[BEGIN]

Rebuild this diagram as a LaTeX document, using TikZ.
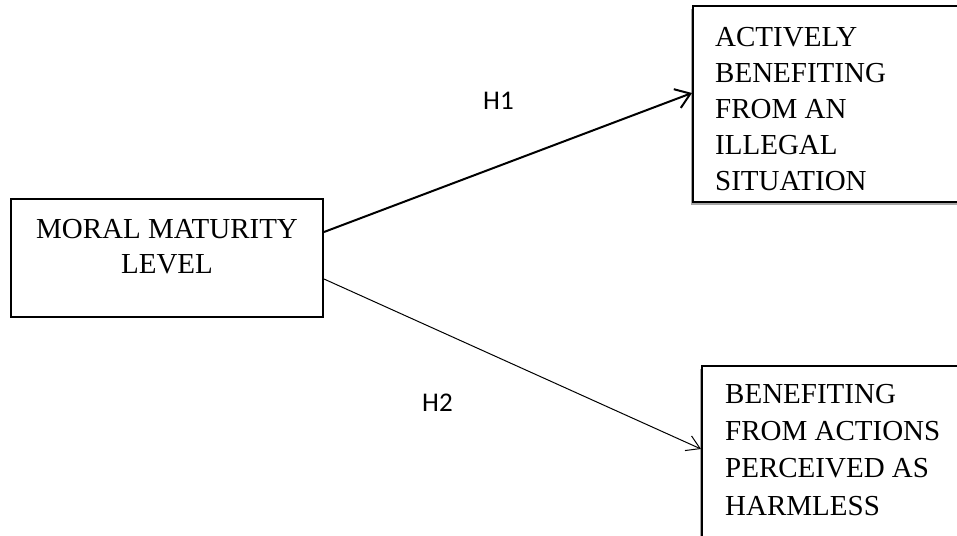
\documentclass[tikz,border=0pt]{standalone}
\usepackage{fontspec}
\setmainfont{Liberation Serif}
\newfontfamily\hfont{Carlito}
\usetikzlibrary{arrows.meta,shadows}
\begin{document}
\begin{tikzpicture}[x=1pt,y=-1pt,
  box/.style={draw, line width=2pt, inner sep=0pt, fill=white},
  shad/.style={drop shadow={shadow xshift=-2pt,shadow yshift=-3pt,opacity=0.35,fill=black}},
  txt/.style={font=\fontsize{29}{35.8}\selectfont, anchor=base west, align=left, inner sep=0pt},
  txtc/.style={font=\fontsize{29}{35}\selectfont, anchor=base, align=center, inner sep=0pt},
  hyp/.style={font=\hfont\fontsize{27}{32}\selectfont, anchor=base west, inner sep=0pt},
  thick arrow/.style={line width=2pt, -{Straight Barb[length=14pt,width=20pt,line width=2pt]}},
  thin arrow/.style={line width=1pt, -{Straight Barb[length=13pt,width=16pt,line width=1pt]}}
]
\useasboundingbox (0,0) rectangle (957,535);
\clip (0,0) rectangle (957,535);
\fill[white] (0,0) rectangle (957,535);

\node[box, minimum width=312pt, minimum height=118pt] (moral) at (167,258) {};
\node[box, shad, minimum width=307pt, minimum height=196pt] (act) at (846.5,104) {};
\node[box, shad, minimum width=298pt, minimum height=254pt] (harm) at (851,493) {};

\node[txtc] (moraltxt) at (167,273) {MORAL MATURITY\\LEVEL};
\node[txt] (acttxt) at (715,190) {ACTIVELY\\BENEFITING\\FROM AN\\ILLEGAL\\SITUATION};
\node[txt, font=\fontsize{29}{37.3}\selectfont] (harmtxt) at (725,515) {BENEFITING\\FROM ACTIONS\\PERCEIVED AS\\HARMLESS};

\draw[thick arrow] ([yshift=26pt]moral.east) -- ([yshift=11pt]act.west);
\draw[thin arrow] ([yshift=-21pt]moral.east) -- ([yshift=44pt]harm.west);

\node[hyp] (h1) at (483,109) {H1};
\node[hyp] (h2) at (422,411) {H2};
\end{tikzpicture}
\end{document}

[END]

Given problem:
Print each line of the material above exactly, with the pictures removed from your copy.

Solution for this problem:
Rebuild this diagram as a LaTeX document, using TikZ.
\documentclass[tikz,border=0pt]{standalone}
\usepackage{fontspec}
\setmainfont{Liberation Serif}
\newfontfamily\hfont{Carlito}
\usetikzlibrary{arrows.meta,shadows}
\begin{document}
\begin{tikzpicture}[x=1pt,y=-1pt,
  box/.style={draw, line width=2pt, inner sep=0pt, fill=white},
  shad/.style={drop shadow={shadow xshift=-2pt,shadow yshift=-3pt,opacity=0.35,fill=black}},
  txt/.style={font=\fontsize{29}{35.8}\selectfont, anchor=base west, align=left, inner sep=0pt},
  txtc/.style={font=\fontsize{29}{35}\selectfont, anchor=base, align=center, inner sep=0pt},
  hyp/.style={font=\hfont\fontsize{27}{32}\selectfont, anchor=base west, inner sep=0pt},
  thick arrow/.style={line width=2pt, -{Straight Barb[length=14pt,width=20pt,line width=2pt]}},
  thin arrow/.style={line width=1pt, -{Straight Barb[length=13pt,width=16pt,line width=1pt]}}
]
\useasboundingbox (0,0) rectangle (957,535);
\clip (0,0) rectangle (957,535);
\fill[white] (0,0) rectangle (957,535);

\node[box, minimum width=312pt, minimum height=118pt] (moral) at (167,258) {};
\node[box, shad, minimum width=307pt, minimum height=196pt] (act) at (846.5,104) {};
\node[box, shad, minimum width=298pt, minimum height=254pt] (harm) at (851,493) {};

\node[txtc] (moraltxt) at (167,273) {MORAL MATURITY\\LEVEL};
\node[txt] (acttxt) at (715,190) {ACTIVELY\\BENEFITING\\FROM AN\\ILLEGAL\\SITUATION};
\node[txt, font=\fontsize{29}{37.3}\selectfont] (harmtxt) at (725,515) {BENEFITING\\FROM ACTIONS\\PERCEIVED AS\\HARMLESS};

\draw[thick arrow] ([yshift=26pt]moral.east) -- ([yshift=11pt]act.west);
\draw[thin arrow] ([yshift=-21pt]moral.east) -- ([yshift=44pt]harm.west);

\node[hyp] (h1) at (483,109) {H1};
\node[hyp] (h2) at (422,411) {H2};
\end{tikzpicture}
\end{document}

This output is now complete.